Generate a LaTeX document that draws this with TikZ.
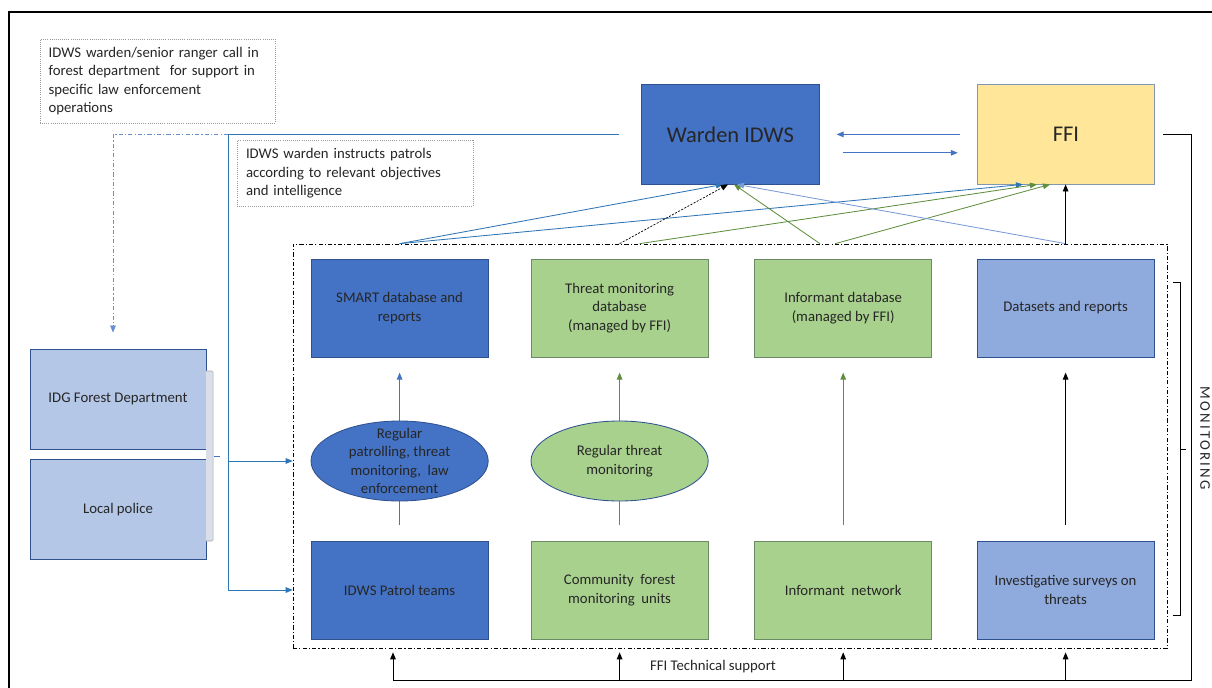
\documentclass[tikz,border=0pt]{standalone}
\usepackage{fontspec}
\setmainfont{Carlito}
\newfontfamily\spacedfont[LetterSpace=15]{Carlito}
\usetikzlibrary{arrows.meta,shapes.geometric}
\definecolor{idwsblue}{HTML}{4472C4}
\definecolor{outline}{HTML}{2F528F}
\definecolor{palegreen}{HTML}{A9D18E}
\definecolor{greenedge}{HTML}{6C8A66}
\definecolor{lightblue}{HTML}{8FAADC}
\definecolor{paleblue}{HTML}{B4C7E7}
\definecolor{ffiyellow}{HTML}{FFE699}
\definecolor{ffiedge}{HTML}{8497B0}
\definecolor{linkblue}{HTML}{2E75B6}
\definecolor{midblue}{HTML}{4472C4}
\definecolor{softblue}{HTML}{7A9BD6}
\definecolor{linkgreen}{HTML}{5F8F3E}
\definecolor{bracketgray}{HTML}{D9DEE8}
\definecolor{inktext}{HTML}{262626}
\begin{document}
\begin{tikzpicture}[
    font=\fontsize{10.5}{13.1}\selectfont, text=inktext,
    >={Triangle[length=5pt,width=4pt]},
    notebox/.style={draw=gray!80, densely dotted, line width=0.5pt, align=left, inner sep=0.2cm},
    boxbase/.style={minimum width=4.43cm, minimum height=2.45cm, align=center, line width=0.6pt, inner sep=2pt},
    patrolbox/.style={boxbase, draw=outline, fill=idwsblue},
    forestbox/.style={boxbase, draw=greenedge, fill=palegreen},
    surveybox/.style={boxbase, draw=outline, fill=lightblue},
    agencybox/.style={boxbase, draw=outline, fill=paleblue, minimum width=4.4cm, minimum height=2.5cm},
    oval/.style={ellipse, draw=outline, minimum width=4.43cm, minimum height=2.0cm, line width=0.6pt},
    bluelink/.style={draw=linkblue, line width=0.6pt},
    midlink/.style={draw=midblue, line width=0.6pt},
    softlink/.style={draw=softblue, line width=0.6pt},
    greenlink/.style={draw=linkgreen, line width=0.6pt},
    blacklink/.style={draw=black, line width=0.6pt},
    blackdash/.style={draw=black, line width=0.5pt, dash pattern=on 1.5pt off 1pt},
    dashlink/.style={draw=midblue!80, line width=0.5pt, dash pattern=on 3pt off 1.5pt on 0.8pt off 1.5pt}
]
    % 外枠
    \useasboundingbox (0,0) rectangle (30.3,-17.2);
    \draw[line width=1.4pt] (0.225,-17.2) -- (0.225,-0.3) -- (30.3,-0.3);

    % 注記
    \node[notebox, text width=5.45cm, minimum width=5.88cm, minimum height=2.05cm] (callnote) at (3.94,-2.03) {IDWS warden/senior ranger call in\\forest department\ \ for support in\\specific law enforcement\\operations};
    \node[notebox, text width=5.45cm, minimum width=5.9cm, minimum height=1.6cm] (instructnote) at (8.875,-4.33) {IDWS warden instructs patrols\\according to relevant objectives\\and intelligence};

    % 上段の組織
    \node[patrolbox, minimum height=2.48cm, font=\fontsize{16}{19}\selectfont] (warden) at (18.26,-3.36) {Warden IDWS};
    \node[boxbase, draw=ffiedge, fill=ffiyellow, minimum height=2.48cm, font=\fontsize{16}{19}\selectfont] (ffi) at (26.65,-3.36) {FFI};

    % 監視エリア
    \node[draw, line width=0.5pt, dash pattern=on 3pt off 1.5pt on 0.8pt off 1.5pt, minimum width=21.85cm, minimum height=10.1cm] (area) at (18.25,-11.15) {};

    \node[patrolbox] (smart) at (9.99,-7.7) {SMART database and\\reports};
    \node[forestbox] (threatdb) at (15.49,-7.7) {Threat monitoring\\database\\(managed by FFI)};
    \node[forestbox] (informdb) at (21.08,-7.7) {Informant database\\(managed by FFI)};
    \node[surveybox] (datasets) at (26.64,-7.7) {Datasets and reports};

    \node[patrolbox] (patrol) at (9.99,-14.75) {IDWS Patrol teams};
    \node[forestbox] (community) at (15.49,-14.75) {Community\ \ forest\\monitoring\ \ units};
    \node[forestbox] (informnet) at (21.08,-14.75) {Informant\ \ network};
    \node[surveybox] (surveys) at (26.64,-14.75) {Investigative surveys on\\threats};

    % 縦の矢印
    \draw[midlink,->,shorten <=0.4cm,shorten >=0.38cm] (patrol) -- (smart);
    \draw[greenlink,->,shorten <=0.4cm,shorten >=0.38cm] (community) -- (threatdb);
    \draw[greenlink,->,shorten <=0.4cm,shorten >=0.38cm] (informnet) -- (informdb);
    \draw[blacklink,->,shorten <=0.4cm,shorten >=0.38cm] (surveys) -- (datasets);

    \node[oval, fill=idwsblue, label={[align=center]center:{Regular\\patrolling, threat\\monitoring,\ \ law\\enforcement}}] (patrolling) at (9.99,-11.525) {};
    \node[oval, fill=palegreen, label={[align=center]center:{Regular threat\\monitoring}}] (threatwatch) at (15.49,-11.525) {};

    % 左側の組織
    \node[agencybox] (forest) at (2.95,-9.975) {IDG Forest Department};
    \node[agencybox] (police) at (2.95,-12.74) {Local police};
    \draw[draw=gray!70, fill=bracketgray, rounded corners=1pt] (5.15,-9.275) -- (5.33,-9.275) -- (5.33,-13.525) -- (5.15,-13.525);
    \draw[midlink] (5.35,-11.4) -- (5.5,-11.4);

    % 指示の流れ
    \coordinate (split) at (5.7,-3.36);
    \draw[bluelink] ([xshift=-0.55cm]warden.west) -- (split);
    \draw[bluelink,->] (split) |- (area.west |- patrol);
    \draw[bluelink,->] (split |- patrolling) -- (area.west |- patrolling);
    \draw[dashlink,->] (split) -| ([xshift=-0.125cm,yshift=0.4cm]forest.north);

    % Warden と FFI
    \draw[midlink,->,shorten <=0.43cm,shorten >=0.43cm] (ffi) -- (warden);
    \draw[midlink,->,shorten <=0.58cm,shorten >=0.48cm] ([yshift=-0.46cm]warden.east) -- ([yshift=-0.46cm]ffi.west);

    % 報告の矢印
    \coordinate (smarttop) at (area.north -| smart);
    \coordinate (threattop) at (area.north -| threatdb);
    \coordinate (informtop) at (area.north -| informdb);
    \coordinate (datatop) at (area.north -| datasets);
    \draw[bluelink,->] (smarttop) -- ([xshift=-0.185cm]warden.south);
    \draw[bluelink,->] (smarttop) -- ([xshift=-1.075cm]ffi.south);
    \draw[blackdash,->] (threattop) -- ([xshift=-0.06cm]warden.south);
    \draw[greenlink,->] ([xshift=0.5cm]threattop) -- ([xshift=-0.725cm]ffi.south);
    \draw[greenlink,->] ([xshift=-0.58cm]informtop) -- ([xshift=0.09cm]warden.south);
    \draw[greenlink,->] ([xshift=-0.2cm]informtop) -- ([xshift=-0.4cm]ffi.south);
    \draw[softlink,->] (datatop) -- ([xshift=0.165cm]warden.south);
    \draw[blacklink,->] (datatop) -- (datatop |- ffi.south);

    % 技術支援
    \coordinate (supcorner) at (29.775,-17.0);
    \coordinate (supleft) at (9.825,-17.0);
    \draw[blacklink] ([xshift=0.2cm]ffi.east) -| (supcorner) -- (supleft);
    \draw[blacklink,->,shorten >=0.1cm] (supleft) -- (supleft |- area.south);
    \draw[blacklink,->,shorten >=0.1cm] (supcorner -| community) -- (community |- area.south);
    \draw[blacklink,->,shorten >=0.1cm] (supcorner -| informnet) -- (informnet |- area.south);
    \draw[blacklink,->,shorten >=0.1cm] (supcorner -| surveys) -- (surveys |- area.south);
    \node (supportlabel) at (17.825,-16.675) {FFI Technical support};

    % モニタリング
    \draw[blacklink, line width=0.5pt] (29.33,-7.05) -- (29.5,-7.05) -- (29.5,-15.375) -- (29.33,-15.375);
    \draw[blacklink, line width=0.5pt] (29.5,-11.225) -- (29.65,-11.225);
    \node[rotate=-90, font=\spacedfont\fontsize{10.5}{13}\selectfont] (monitorlabel) at (30.125,-10.95) {MONITORING};
\end{tikzpicture}
\end{document}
::::::::
Copy nothing but the lines from the top of the data down to the line containing "(0.225,-0.3) -- (30.3,-0.3);", and leave the pictures out.

(Result):
Generate a LaTeX document that draws this with TikZ.
\documentclass[tikz,border=0pt]{standalone}
\usepackage{fontspec}
\setmainfont{Carlito}
\newfontfamily\spacedfont[LetterSpace=15]{Carlito}
\usetikzlibrary{arrows.meta,shapes.geometric}
\definecolor{idwsblue}{HTML}{4472C4}
\definecolor{outline}{HTML}{2F528F}
\definecolor{palegreen}{HTML}{A9D18E}
\definecolor{greenedge}{HTML}{6C8A66}
\definecolor{lightblue}{HTML}{8FAADC}
\definecolor{paleblue}{HTML}{B4C7E7}
\definecolor{ffiyellow}{HTML}{FFE699}
\definecolor{ffiedge}{HTML}{8497B0}
\definecolor{linkblue}{HTML}{2E75B6}
\definecolor{midblue}{HTML}{4472C4}
\definecolor{softblue}{HTML}{7A9BD6}
\definecolor{linkgreen}{HTML}{5F8F3E}
\definecolor{bracketgray}{HTML}{D9DEE8}
\definecolor{inktext}{HTML}{262626}
\begin{document}
\begin{tikzpicture}[
    font=\fontsize{10.5}{13.1}\selectfont, text=inktext,
    >={Triangle[length=5pt,width=4pt]},
    notebox/.style={draw=gray!80, densely dotted, line width=0.5pt, align=left, inner sep=0.2cm},
    boxbase/.style={minimum width=4.43cm, minimum height=2.45cm, align=center, line width=0.6pt, inner sep=2pt},
    patrolbox/.style={boxbase, draw=outline, fill=idwsblue},
    forestbox/.style={boxbase, draw=greenedge, fill=palegreen},
    surveybox/.style={boxbase, draw=outline, fill=lightblue},
    agencybox/.style={boxbase, draw=outline, fill=paleblue, minimum width=4.4cm, minimum height=2.5cm},
    oval/.style={ellipse, draw=outline, minimum width=4.43cm, minimum height=2.0cm, line width=0.6pt},
    bluelink/.style={draw=linkblue, line width=0.6pt},
    midlink/.style={draw=midblue, line width=0.6pt},
    softlink/.style={draw=softblue, line width=0.6pt},
    greenlink/.style={draw=linkgreen, line width=0.6pt},
    blacklink/.style={draw=black, line width=0.6pt},
    blackdash/.style={draw=black, line width=0.5pt, dash pattern=on 1.5pt off 1pt},
    dashlink/.style={draw=midblue!80, line width=0.5pt, dash pattern=on 3pt off 1.5pt on 0.8pt off 1.5pt}
]
    % 外枠
    \useasboundingbox (0,0) rectangle (30.3,-17.2);
    \draw[line width=1.4pt] (0.225,-17.2) -- (0.225,-0.3) -- (30.3,-0.3);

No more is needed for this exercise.